- TASK DIRECTIONS -
Images must not appear in your copy; reproduce every other part of the records exactly.

--- THE RECORDS ---

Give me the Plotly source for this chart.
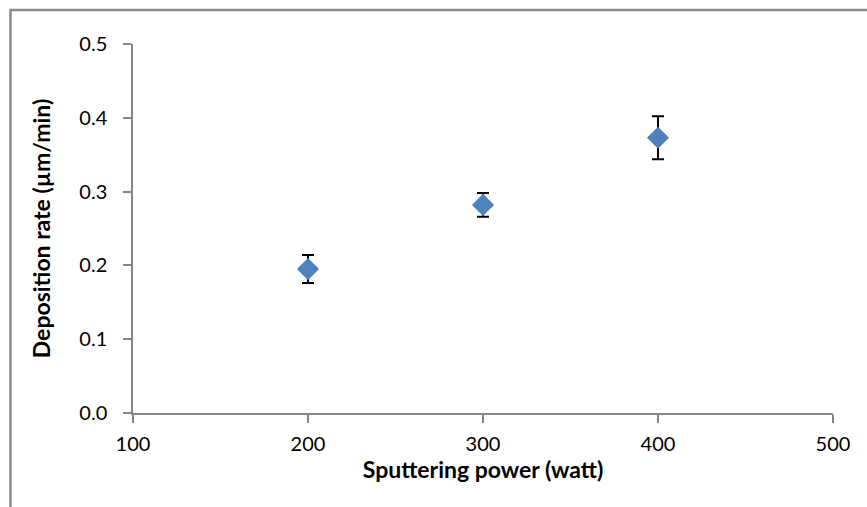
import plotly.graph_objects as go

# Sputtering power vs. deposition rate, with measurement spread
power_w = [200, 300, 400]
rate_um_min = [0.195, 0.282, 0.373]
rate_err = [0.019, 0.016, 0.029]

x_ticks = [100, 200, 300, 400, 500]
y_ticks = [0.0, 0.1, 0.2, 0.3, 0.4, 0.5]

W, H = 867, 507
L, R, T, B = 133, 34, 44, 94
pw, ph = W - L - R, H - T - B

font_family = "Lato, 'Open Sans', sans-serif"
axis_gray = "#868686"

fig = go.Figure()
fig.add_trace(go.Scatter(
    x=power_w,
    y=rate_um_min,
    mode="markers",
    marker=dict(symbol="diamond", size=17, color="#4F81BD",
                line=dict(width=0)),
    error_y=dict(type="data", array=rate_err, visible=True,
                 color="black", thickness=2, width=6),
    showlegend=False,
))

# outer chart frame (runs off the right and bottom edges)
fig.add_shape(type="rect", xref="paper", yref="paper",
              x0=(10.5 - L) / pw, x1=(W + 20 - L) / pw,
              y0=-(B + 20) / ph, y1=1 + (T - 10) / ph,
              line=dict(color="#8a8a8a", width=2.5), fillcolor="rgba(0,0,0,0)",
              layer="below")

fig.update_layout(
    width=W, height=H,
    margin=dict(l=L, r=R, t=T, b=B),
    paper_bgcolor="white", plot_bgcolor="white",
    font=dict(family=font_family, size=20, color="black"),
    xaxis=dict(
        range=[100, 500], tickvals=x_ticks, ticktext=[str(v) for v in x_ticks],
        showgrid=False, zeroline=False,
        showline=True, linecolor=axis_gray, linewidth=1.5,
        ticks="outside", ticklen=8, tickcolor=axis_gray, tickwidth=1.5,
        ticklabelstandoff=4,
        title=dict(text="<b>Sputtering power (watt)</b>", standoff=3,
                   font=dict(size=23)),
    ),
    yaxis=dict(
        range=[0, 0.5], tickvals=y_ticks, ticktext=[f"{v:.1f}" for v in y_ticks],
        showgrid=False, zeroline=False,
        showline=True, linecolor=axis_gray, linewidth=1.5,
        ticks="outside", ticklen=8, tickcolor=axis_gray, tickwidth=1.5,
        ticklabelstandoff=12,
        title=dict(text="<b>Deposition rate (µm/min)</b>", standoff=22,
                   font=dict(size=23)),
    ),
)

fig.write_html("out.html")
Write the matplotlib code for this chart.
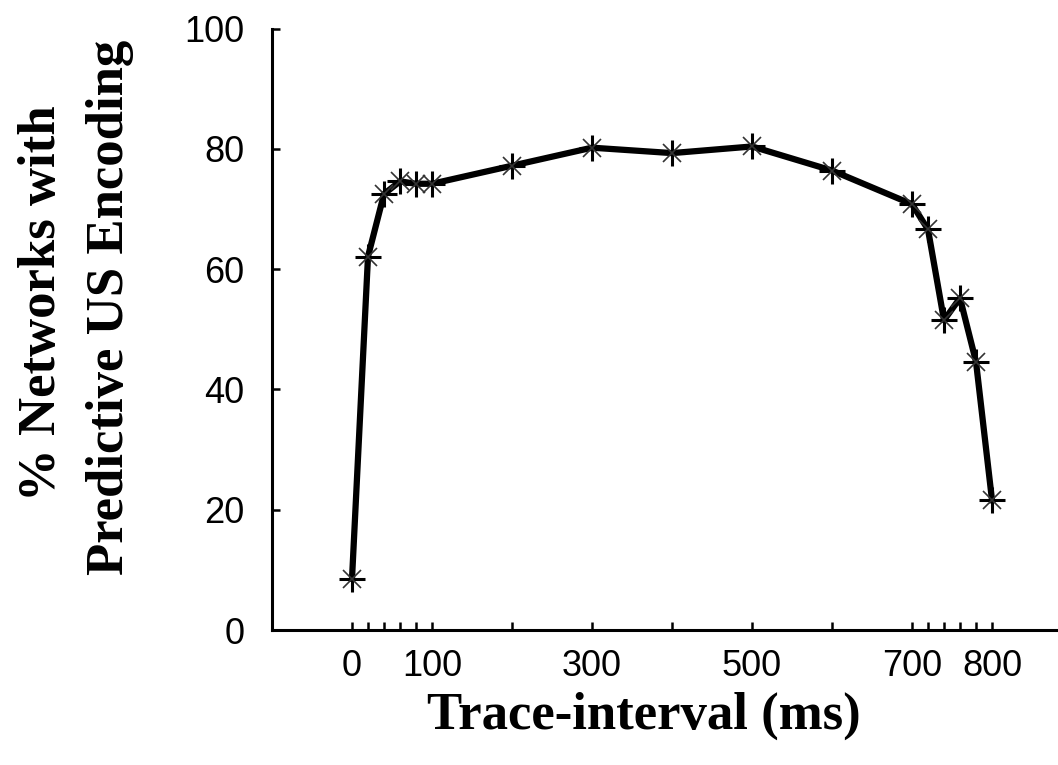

---

- ANSWER TO THE EXERCISE -
Give me the Plotly source for this chart.
import plotly.graph_objects as go

# Sputtering power vs. deposition rate, with measurement spread
power_w = [200, 300, 400]
rate_um_min = [0.195, 0.282, 0.373]
rate_err = [0.019, 0.016, 0.029]

x_ticks = [100, 200, 300, 400, 500]
y_ticks = [0.0, 0.1, 0.2, 0.3, 0.4, 0.5]

W, H = 867, 507
L, R, T, B = 133, 34, 44, 94
pw, ph = W - L - R, H - T - B

font_family = "Lato, 'Open Sans', sans-serif"
axis_gray = "#868686"

fig = go.Figure()
fig.add_trace(go.Scatter(
    x=power_w,
    y=rate_um_min,
    mode="markers",
    marker=dict(symbol="diamond", size=17, color="#4F81BD",
                line=dict(width=0)),
    error_y=dict(type="data", array=rate_err, visible=True,
                 color="black", thickness=2, width=6),
    showlegend=False,
))

# outer chart frame (runs off the right and bottom edges)
fig.add_shape(type="rect", xref="paper", yref="paper",
              x0=(10.5 - L) / pw, x1=(W + 20 - L) / pw,
              y0=-(B + 20) / ph, y1=1 + (T - 10) / ph,
              line=dict(color="#8a8a8a", width=2.5), fillcolor="rgba(0,0,0,0)",
              layer="below")

fig.update_layout(
    width=W, height=H,
    margin=dict(l=L, r=R, t=T, b=B),
    paper_bgcolor="white", plot_bgcolor="white",
    font=dict(family=font_family, size=20, color="black"),
    xaxis=dict(
        range=[100, 500], tickvals=x_ticks, ticktext=[str(v) for v in x_ticks],
        showgrid=False, zeroline=False,
        showline=True, linecolor=axis_gray, linewidth=1.5,
        ticks="outside", ticklen=8, tickcolor=axis_gray, tickwidth=1.5,
        ticklabelstandoff=4,
        title=dict(text="<b>Sputtering power (watt)</b>", standoff=3,
                   font=dict(size=23)),
    ),
    yaxis=dict(
        range=[0, 0.5], tickvals=y_ticks, ticktext=[f"{v:.1f}" for v in y_ticks],
        showgrid=False, zeroline=False,
        showline=True, linecolor=axis_gray, linewidth=1.5,
        ticks="outside", ticklen=8, tickcolor=axis_gray, tickwidth=1.5,
        ticklabelstandoff=12,
        title=dict(text="<b>Deposition rate (µm/min)</b>", standoff=22,
                   font=dict(size=23)),
    ),
)

fig.write_html("out.html")
Write the matplotlib code for this chart.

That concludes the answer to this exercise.